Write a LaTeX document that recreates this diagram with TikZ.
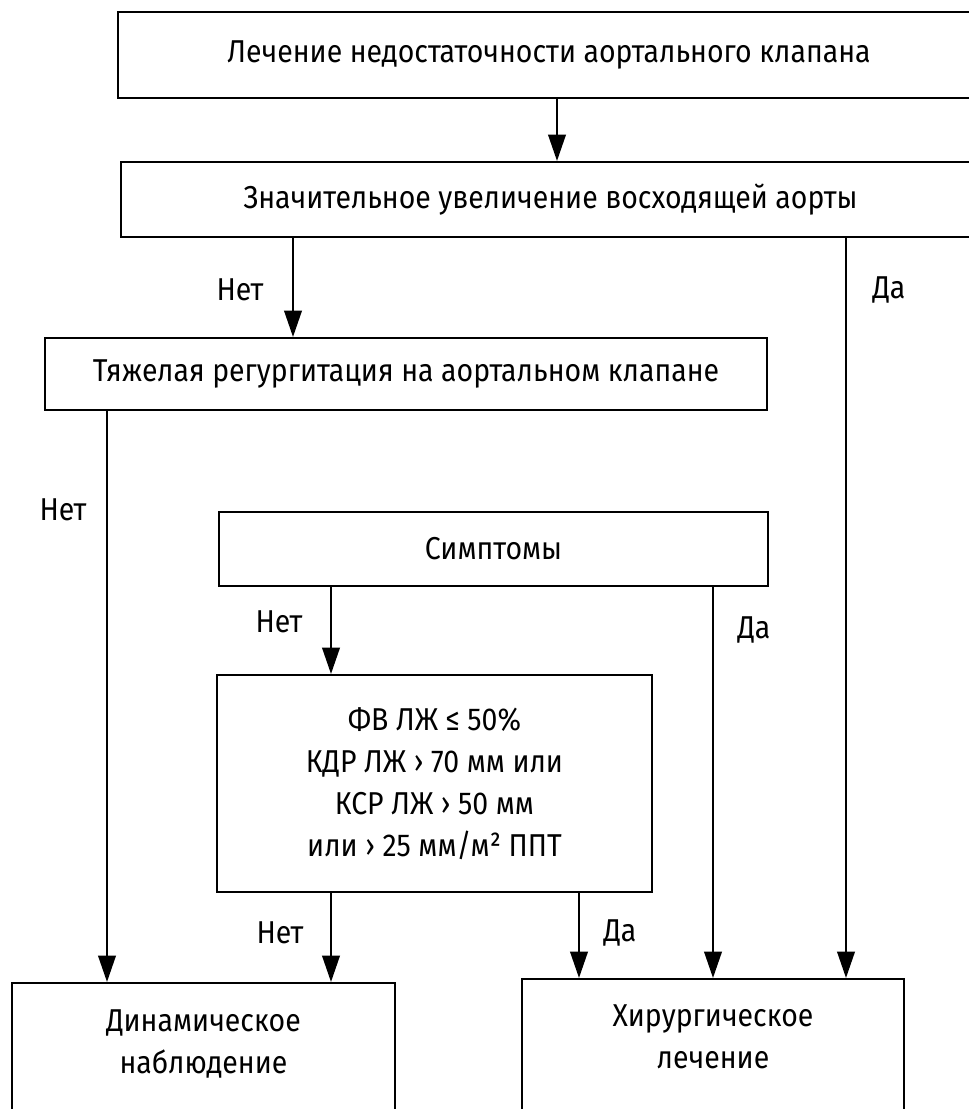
\documentclass[tikz,border=0pt]{standalone}
\usepackage{fontspec}
\setmainfont[FakeStretch=0.9]{Fira Sans}
\usepackage{tikz}
\usetikzlibrary{arrows.meta, positioning, calc}

\begin{document}
\begin{tikzpicture}[
  x=0.02cm, y=-0.02cm,
  box/.style={rectangle, draw, line width=1.2pt, inner sep=0pt, align=center, font=\fontsize{18}{24.4}\selectfont},
  lbl/.style={inner sep=0pt, font=\fontsize{18}{24.4}\selectfont},
  arrow/.style={-{Triangle[length=15pt,width=10pt]}, line width=1.2pt}
]
\useasboundingbox (0,0) rectangle (969,1109);
\clip (0,0) rectangle (969,1109);

% boxes
\node[box, minimum width=17.24cm, minimum height=1.72cm] (lech) at (549,55) {Лечение недостаточности аортального клапана};
\node[box, minimum width=17.18cm, minimum height=1.5cm] (uvel) at (550.5,199.5) {Значительное увеличение восходящей аорты};
\node[box, minimum width=14.44cm, minimum height=1.44cm] (regurg) at (406,374) {Тяжелая регургитация на аортальном клапане};
\node[box, minimum width=10.98cm, minimum height=1.48cm] (sympt) at (493.5,549) {Симптомы};
\node[box, minimum width=8.7cm, minimum height=4.34cm, font=\fontsize{18}{23.8}\selectfont] (crit) at (434.5,783.5)
  {ФВ ЛЖ ≤ 50\%\\КДР ЛЖ › 70 мм или\\КСР ЛЖ › 50 мм\\или › 25 мм/м² ППТ};
\node[box, minimum width=7.66cm, minimum height=3.2cm] (dinam) at (203.5,1063) {Динамическое\\наблюдение\\\mbox{}};
\node[box, minimum width=7.64cm, minimum height=3.16cm] (hir) at (713,1058) {Хирургическое\\лечение\\\mbox{}};

% columns of the connectors
\coordinate (c1) at (107,0);
\coordinate (c2) at (293,0);
\coordinate (c3) at (331,0);
\coordinate (c4) at (557,0);
\coordinate (c5) at (579,0);
\coordinate (c6) at (713,0);
\coordinate (c7) at (846,0);

\draw[arrow] (lech.south -| c4) -- (uvel.north -| c4);
\draw[arrow] (uvel.south -| c2) -- (regurg.north -| c2);
\draw[arrow] (uvel.south -| c7) -- (hir.north -| c7);
\draw[arrow] (regurg.south -| c1) -- (dinam.north -| c1);
\draw[arrow] (sympt.south -| c3) -- (crit.north -| c3);
\draw[arrow] (sympt.south -| c6) -- (hir.north -| c6);
\draw[arrow] (crit.south -| c3) -- (dinam.north -| c3);
\draw[arrow] (crit.south -| c5) -- (hir.north -| c5);

% labels
\node[lbl] (no1) at (240,290) {Нет};
\node[lbl] (yes1) at (889,290) {Да};
\node[lbl] (no2) at (63,510) {Нет};
\node[lbl] (no3) at (279,622) {Нет};
\node[lbl] (yes2) at (754,630) {Да};
\node[lbl] (no4) at (280,933) {Нет};
\node[lbl] (yes3) at (620,933) {Да};

\end{tikzpicture}
\end{document}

PROBLEM DETAILS: Write out exactly the lines between the start of the data and the line with "minimum width=7.64cm, minimum", including both, but none of the pictures.

SOLUTION FOR THIS PROBLEM:
Write a LaTeX document that recreates this diagram with TikZ.
\documentclass[tikz,border=0pt]{standalone}
\usepackage{fontspec}
\setmainfont[FakeStretch=0.9]{Fira Sans}
\usepackage{tikz}
\usetikzlibrary{arrows.meta, positioning, calc}

\begin{document}
\begin{tikzpicture}[
  x=0.02cm, y=-0.02cm,
  box/.style={rectangle, draw, line width=1.2pt, inner sep=0pt, align=center, font=\fontsize{18}{24.4}\selectfont},
  lbl/.style={inner sep=0pt, font=\fontsize{18}{24.4}\selectfont},
  arrow/.style={-{Triangle[length=15pt,width=10pt]}, line width=1.2pt}
]
\useasboundingbox (0,0) rectangle (969,1109);
\clip (0,0) rectangle (969,1109);

% boxes
\node[box, minimum width=17.24cm, minimum height=1.72cm] (lech) at (549,55) {Лечение недостаточности аортального клапана};
\node[box, minimum width=17.18cm, minimum height=1.5cm] (uvel) at (550.5,199.5) {Значительное увеличение восходящей аорты};
\node[box, minimum width=14.44cm, minimum height=1.44cm] (regurg) at (406,374) {Тяжелая регургитация на аортальном клапане};
\node[box, minimum width=10.98cm, minimum height=1.48cm] (sympt) at (493.5,549) {Симптомы};
\node[box, minimum width=8.7cm, minimum height=4.34cm, font=\fontsize{18}{23.8}\selectfont] (crit) at (434.5,783.5)
  {ФВ ЛЖ ≤ 50\%\\КДР ЛЖ › 70 мм или\\КСР ЛЖ › 50 мм\\или › 25 мм/м² ППТ};
\node[box, minimum width=7.66cm, minimum height=3.2cm] (dinam) at (203.5,1063) {Динамическое\\наблюдение\\\mbox{}};
\node[box, minimum width=7.64cm, minimum height=3.16cm] (hir) at (713,1058) {Хирургическое\\лечение\\\mbox{}};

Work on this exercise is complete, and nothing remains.